Sin embargo, no por esto la Iglesia renunció a sus poderes y a sus opulencias mundanales, y en los últimos siglos del Medioevo continuó acumulando riquezas e interviniendo activamente en la política y las guerras de los poderosos reyes y señores, al cuidado únicamente de sus propios intereses y en desmedro del bienestar de sus miembros más pobres, los más numerosos. Esta situación se vio particularmente agudizada luego de los grandes episodios de Peste Negra que azotaron a Europa durante el siglo XIV, que revivieron los temores apocalípticos y supersticiosos en el común de las personas, lo cual no dejó de ser convenientemente canalizado por la institución eclesial en beneficio propio y de sus protegidos y asociados.

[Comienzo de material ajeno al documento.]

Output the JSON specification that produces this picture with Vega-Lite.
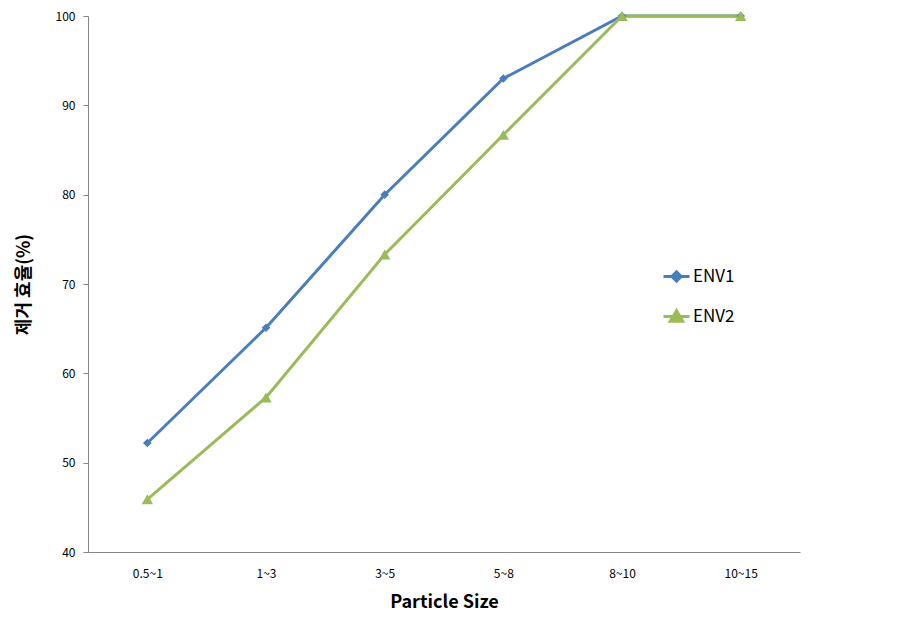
{
  "$schema": "https://vega.github.io/schema/vega-lite/v6.json",
  "width": 712,
  "height": 536,
  "autosize": {"type": "none"},
  "padding": {"left": 88, "top": 16, "right": 110, "bottom": 82},
  "background": "white",
  "config": {
    "view": {"stroke": null},
    "font": "Noto Sans CJK KR",
    "axis": {"grid": false, "domainColor": "#868686", "tickColor": "#868686", "labelColor": "#000000", "titleColor": "#000000"}
  },
  "data": {
    "values": [
      {"size": "0.5~1", "series": "ENV1", "value": 52.2},
      {"size": "1~3", "series": "ENV1", "value": 65.1},
      {"size": "3~5", "series": "ENV1", "value": 80.0},
      {"size": "5~8", "series": "ENV1", "value": 93.0},
      {"size": "8~10", "series": "ENV1", "value": 100},
      {"size": "10~15", "series": "ENV1", "value": 100},
      {"size": "0.5~1", "series": "ENV2", "value": 45.9},
      {"size": "1~3", "series": "ENV2", "value": 57.3},
      {"size": "3~5", "series": "ENV2", "value": 73.3},
      {"size": "5~8", "series": "ENV2", "value": 86.7},
      {"size": "8~10", "series": "ENV2", "value": 100},
      {"size": "10~15", "series": "ENV2", "value": 100}
    ]
  },
  "encoding": {
    "x": {
      "field": "size", "type": "ordinal", "sort": null,
      "scale": {"type": "point", "padding": 0.5},
      "axis": {"title": "Particle Size", "labelAngle": 0, "ticks": false, "labelPadding": 16, "labelFontSize": 12, "titleFontSize": 18, "titleFontWeight": "bold", "titlePadding": 14}
    },
    "y": {
      "field": "value", "type": "quantitative",
      "scale": {"domain": [40, 100], "nice": false, "zero": false},
      "axis": {"title": "제거 효율(%)", "values": [40, 50, 60, 70, 80, 90, 100], "tickSize": 5, "labelPadding": 8, "labelFontSize": 12, "titleFontSize": 18, "titleFontWeight": "bold", "titlePadding": 22}
    },
    "color": {
      "field": "series", "type": "nominal",
      "scale": {"domain": ["ENV1", "ENV2"], "range": ["#4A7EBB", "#9BBB59"]},
      "legend": {
        "title": null, "orient": "none", "legendX": 574, "legendY": 246,
        "symbolSize": 676, "symbolStrokeWidth": 3, "labelFontSize": 17, "labelOffset": 2, "rowPadding": 14,
        "encode": {
          "symbols": {
            "update": {
              "shape": {"signal": "datum.value === 'ENV1' ? 'M-1,0H1M0,-0.36L0.36,0L0,0.36L-0.36,0Z' : 'M-1,0H1M0,-0.44L0.48,0.36L-0.48,0.36Z'"},
              "fill": {"signal": "datum.value === 'ENV1' ? '#4A7EBB' : '#9BBB59'"},
              "stroke": {"signal": "datum.value === 'ENV1' ? '#4A7EBB' : '#9BBB59'"},
              "strokeWidth": {"value": 3},
              "opacity": {"value": 1}
            }
          }
        }
      }
    }
  },
  "layer": [
    {"mark": {"type": "line", "strokeWidth": 3}},
    {
      "transform": [{"filter": "datum.series === 'ENV1'"}],
      "mark": {"type": "point", "filled": true, "opacity": 1, "shape": "diamond", "size": 75}
    },
    {
      "transform": [{"filter": "datum.series === 'ENV2'"}],
      "mark": {"type": "point", "filled": true, "opacity": 1, "shape": "triangle-up", "size": 130}
    }
  ]
}
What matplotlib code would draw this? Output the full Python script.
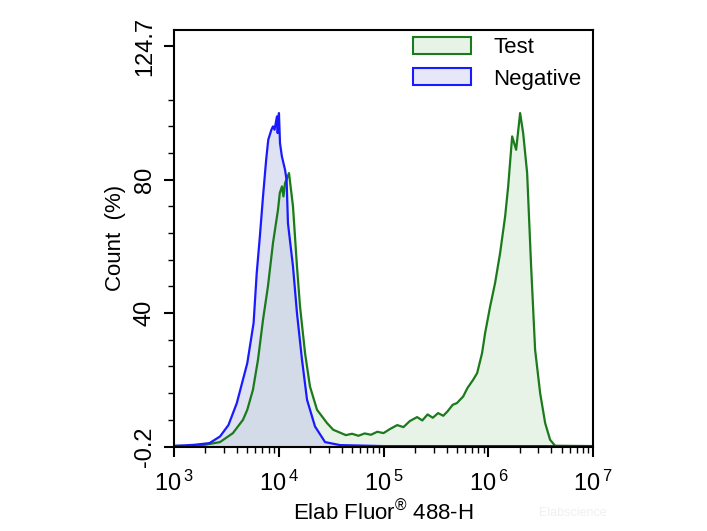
import numpy as np
import matplotlib
matplotlib.use("Agg")
import matplotlib.pyplot as plt
from matplotlib.patches import Patch
from matplotlib.ticker import LogLocator, FixedLocator, NullFormatter

plt.rcParams['font.family'] = ['Liberation Sans', 'DejaVu Sans']
plt.rcParams['mathtext.fontset'] = 'custom'
plt.rcParams['mathtext.rm'] = 'Liberation Sans'

# negative control histogram (log10 fluorescence, count %)
neg_log = [3.00, 3.10, 3.20, 3.34, 3.44, 3.52, 3.60, 3.65, 3.70, 3.73, 3.76, 3.79,
           3.82, 3.85, 3.88, 3.90, 3.93, 3.945, 3.96, 3.983, 3.99, 4.002, 4.012,
           4.03, 4.06, 4.075, 4.088, 4.11, 4.136, 4.174, 4.222, 4.27, 4.346,
           4.442, 4.585, 5.0, 6.0, 7.0]
neg_val = [0.2, 0.3, 0.5, 1.0, 3.0, 6.4, 13, 19, 25, 31, 37, 52,
           63, 75, 86, 92, 95, 96, 95, 99, 94, 100, 91,
           87, 83, 80, 67, 61, 54, 40, 26, 14, 6,
           1.3, 0.4, 0.1, 0.1, 0.1]

# test sample histogram
test_log = [3.00, 3.15, 3.277, 3.439, 3.563, 3.659, 3.70, 3.754, 3.802, 3.850, 3.897,
            3.945, 3.993, 4.01, 4.031, 4.045, 4.060, 4.098, 4.136, 4.174, 4.203,
            4.251, 4.298, 4.365, 4.461, 4.52, 4.58, 4.64, 4.70, 4.76, 4.82,
            4.88, 4.94, 5.00, 5.06, 5.13, 5.19, 5.25, 5.32, 5.37, 5.42,
            5.47, 5.52, 5.57, 5.61, 5.66, 5.70, 5.76, 5.80, 5.855,
            5.893, 5.940, 5.969, 6.017, 6.064, 6.112, 6.160, 6.189, 6.227, 6.265,
            6.303, 6.332, 6.370, 6.408, 6.446, 6.494, 6.542, 6.589, 6.637, 7.0]
test_val = [0.1, 0.2, 0.4, 1.3, 4, 8, 11, 17, 26, 38, 48,
            61, 71, 76, 78, 75, 79, 82, 72, 54, 42,
            28, 18, 11, 7, 5, 4.2, 3.4, 3.8, 3.2, 3.9,
            3.5, 4.4, 4.0, 5.2, 6.4, 5.8, 7.6, 8.8, 7.8, 9.6,
            8.6, 10.0, 9.2, 10.5, 12.5, 13, 15, 17.5, 20,
            22, 28, 34, 42, 49, 58, 69, 78, 93, 89,
            100, 94, 82, 54, 29, 16, 7, 2, 0.2, 0.1]

green = '#1b7a1b'
blue = '#1a1aff'

fig = plt.figure(figsize=(7.07, 5.31), dpi=100)
ax = fig.add_axes([0.246, 0.158, 0.593, 0.786])

tx = 10 ** np.array(test_log)
nx_ = 10 ** np.array(neg_log)
ax.fill_between(tx, -0.2, test_val, color='#d6ead6', alpha=0.55, lw=0)
ax.fill_between(nx_, -0.2, neg_val, color='#b8bfe6', alpha=0.45, lw=0)
ax.plot(tx, test_val, color=green, lw=1.6)
ax.plot(nx_, neg_val, color=blue, lw=1.6)

ax.set_xscale('log')
ax.set_xlim(1e3, 1e7)
ax.set_ylim(-0.2, 125)

ax.xaxis.set_major_locator(FixedLocator([1e3, 1e4, 1e5, 1e6, 1e7]))
ax.set_xticklabels([r'$\mathregular{10^{\,3}}$', r'$\mathregular{10^{\,4}}$',
                    r'$\mathregular{10^{\,5}}$', r'$\mathregular{10^{\,6}}$',
                    r'$\mathregular{10^{\,7}}$'])
ax.xaxis.set_minor_locator(LogLocator(base=10, subs=np.arange(2, 10), numticks=20))
ax.xaxis.set_minor_formatter(NullFormatter())

ax.set_yticks([-0.2, 40, 80, 120])
ax.set_yticklabels(['-0.2', '40', '80', '124.7'], rotation=90, va='center')
ax.yaxis.set_minor_locator(FixedLocator([8, 16, 24, 32, 48, 56, 64, 72, 88, 96, 104]))

ax.tick_params(which='major', direction='out', length=7, width=1.5, labelsize=17, pad=6)
ax.tick_params(which='minor', direction='out', length=4, width=1.0)
ax.tick_params(axis='x', which='major', pad=10)
for s in ax.spines.values():
    s.set_linewidth(1.5)

ax.set_xlabel('Elab Fluor$^{®}$ 488-H', fontsize=16, labelpad=3)
ax.set_ylabel('Count  (%)', fontsize=16, labelpad=6)

handles = [Patch(facecolor='#e8f3e8', edgecolor=green, lw=1.5, label='Test'),
           Patch(facecolor='#e6e8f8', edgecolor=blue, lw=1.5, label='Negative')]
ax.legend(handles=handles, loc='upper right', bbox_to_anchor=(1.02, 1.03), frameon=False,
          fontsize=16, handlelength=2.6, handleheight=0.8, handletextpad=1.0,
          labelspacing=0.45)

fig.text(0.81, 0.028, 'Elabscience', fontsize=9, color='#f0f0f0', ha='center')

fig.savefig('out.png', dpi=100)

Hacia el siglo XV, la Iglesia había entrado en tal estado de decadencia y corrupción que llegó al extremo de elaborar una “tarifa de pecados”, para que todo aquel que lo deseara y tuviera los medios pudiera pagar por su salvación en el otro mundo mientras continuaba su camino pecaminoso en este, seguro de que la compra de indulgencias le aseguraría un lugar en el cielo.

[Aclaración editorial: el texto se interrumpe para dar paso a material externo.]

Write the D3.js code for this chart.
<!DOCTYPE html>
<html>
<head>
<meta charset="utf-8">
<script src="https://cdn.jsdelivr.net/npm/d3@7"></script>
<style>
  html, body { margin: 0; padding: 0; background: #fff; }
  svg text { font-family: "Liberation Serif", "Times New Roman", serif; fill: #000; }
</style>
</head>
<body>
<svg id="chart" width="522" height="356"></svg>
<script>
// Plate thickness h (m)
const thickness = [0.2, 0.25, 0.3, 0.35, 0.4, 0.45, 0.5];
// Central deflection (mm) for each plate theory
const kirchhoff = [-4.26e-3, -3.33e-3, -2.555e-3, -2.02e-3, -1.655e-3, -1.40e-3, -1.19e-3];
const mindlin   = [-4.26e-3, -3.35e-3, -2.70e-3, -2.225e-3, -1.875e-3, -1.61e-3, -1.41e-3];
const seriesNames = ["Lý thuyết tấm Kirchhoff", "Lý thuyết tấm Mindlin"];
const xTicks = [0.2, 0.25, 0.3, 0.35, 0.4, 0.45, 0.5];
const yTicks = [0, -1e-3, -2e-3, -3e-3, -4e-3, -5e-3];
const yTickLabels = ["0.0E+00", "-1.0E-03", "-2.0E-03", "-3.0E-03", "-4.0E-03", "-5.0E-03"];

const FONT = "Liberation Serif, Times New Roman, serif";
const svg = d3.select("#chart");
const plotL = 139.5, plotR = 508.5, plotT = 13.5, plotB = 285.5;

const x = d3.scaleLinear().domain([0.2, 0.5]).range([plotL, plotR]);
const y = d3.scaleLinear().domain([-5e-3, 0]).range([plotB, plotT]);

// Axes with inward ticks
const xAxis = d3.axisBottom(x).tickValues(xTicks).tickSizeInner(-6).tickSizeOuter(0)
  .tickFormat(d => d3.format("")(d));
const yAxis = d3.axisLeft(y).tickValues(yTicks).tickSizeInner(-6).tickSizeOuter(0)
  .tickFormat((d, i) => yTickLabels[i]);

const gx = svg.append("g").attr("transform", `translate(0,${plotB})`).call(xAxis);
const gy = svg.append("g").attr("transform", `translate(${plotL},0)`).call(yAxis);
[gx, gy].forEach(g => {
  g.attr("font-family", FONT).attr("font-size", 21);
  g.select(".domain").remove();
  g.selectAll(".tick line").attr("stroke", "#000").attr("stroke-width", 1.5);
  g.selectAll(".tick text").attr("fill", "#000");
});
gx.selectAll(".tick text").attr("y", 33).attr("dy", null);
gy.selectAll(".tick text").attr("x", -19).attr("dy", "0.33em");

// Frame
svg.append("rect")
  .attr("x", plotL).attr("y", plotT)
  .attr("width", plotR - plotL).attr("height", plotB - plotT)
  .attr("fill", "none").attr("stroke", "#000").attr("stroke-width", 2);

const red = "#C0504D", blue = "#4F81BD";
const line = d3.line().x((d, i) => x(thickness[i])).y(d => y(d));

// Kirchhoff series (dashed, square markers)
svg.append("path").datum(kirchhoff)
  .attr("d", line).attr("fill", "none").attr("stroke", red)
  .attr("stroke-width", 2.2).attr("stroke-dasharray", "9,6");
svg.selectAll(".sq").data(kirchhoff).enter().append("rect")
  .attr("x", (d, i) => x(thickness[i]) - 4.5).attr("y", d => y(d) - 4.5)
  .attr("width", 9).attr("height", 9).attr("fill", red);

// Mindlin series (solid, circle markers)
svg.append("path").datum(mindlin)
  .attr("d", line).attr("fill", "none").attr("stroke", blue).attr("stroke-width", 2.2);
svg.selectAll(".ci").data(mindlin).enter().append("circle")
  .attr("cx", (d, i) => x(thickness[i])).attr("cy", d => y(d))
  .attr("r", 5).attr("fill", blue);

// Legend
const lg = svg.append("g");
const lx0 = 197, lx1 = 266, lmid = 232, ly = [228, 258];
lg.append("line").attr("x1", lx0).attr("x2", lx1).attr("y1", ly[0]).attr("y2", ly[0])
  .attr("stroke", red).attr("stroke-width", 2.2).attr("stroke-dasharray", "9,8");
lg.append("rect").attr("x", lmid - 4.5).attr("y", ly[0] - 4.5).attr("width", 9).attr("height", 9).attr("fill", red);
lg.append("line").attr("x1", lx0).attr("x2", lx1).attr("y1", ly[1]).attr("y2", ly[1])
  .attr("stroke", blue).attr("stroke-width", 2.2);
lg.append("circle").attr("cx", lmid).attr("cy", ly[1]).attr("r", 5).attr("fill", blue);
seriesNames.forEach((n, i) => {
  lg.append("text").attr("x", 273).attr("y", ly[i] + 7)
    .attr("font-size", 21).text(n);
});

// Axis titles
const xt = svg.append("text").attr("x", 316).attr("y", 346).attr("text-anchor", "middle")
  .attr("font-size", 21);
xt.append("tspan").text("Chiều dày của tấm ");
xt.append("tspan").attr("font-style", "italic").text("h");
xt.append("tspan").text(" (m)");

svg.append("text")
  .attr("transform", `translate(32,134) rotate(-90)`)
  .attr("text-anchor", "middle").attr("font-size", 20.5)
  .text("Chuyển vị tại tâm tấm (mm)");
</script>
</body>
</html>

Fue este tipo de corrupción y afán desmedido de lucro lo que llevó a personajes como Martín Lutero a sentar su proclama de protesta y buscar de este modo la separación de un cuerpo eclesiástico que había perdido su rumbo y ya no cumplía a cabalidad su tarea de guiar a las almas, sentando así las bases de lo que sería luego la Reforma Protestante. Con el tiempo, estas ideas evolucionarían hacia el concepto de la separación de poderes y hacia una mayor laicización del Estado, con lo que la Iglesia, si bien continuó siendo cabeza y faro de toda la cristiandad (católica, al menos), fue perdiendo así su hegemonía absoluta y su autoritarismo político totalitario de los tiempos medievales para pasar a ser la institución más o menos moderna e insertada dentro de la sociedad que conocemos hoy en día.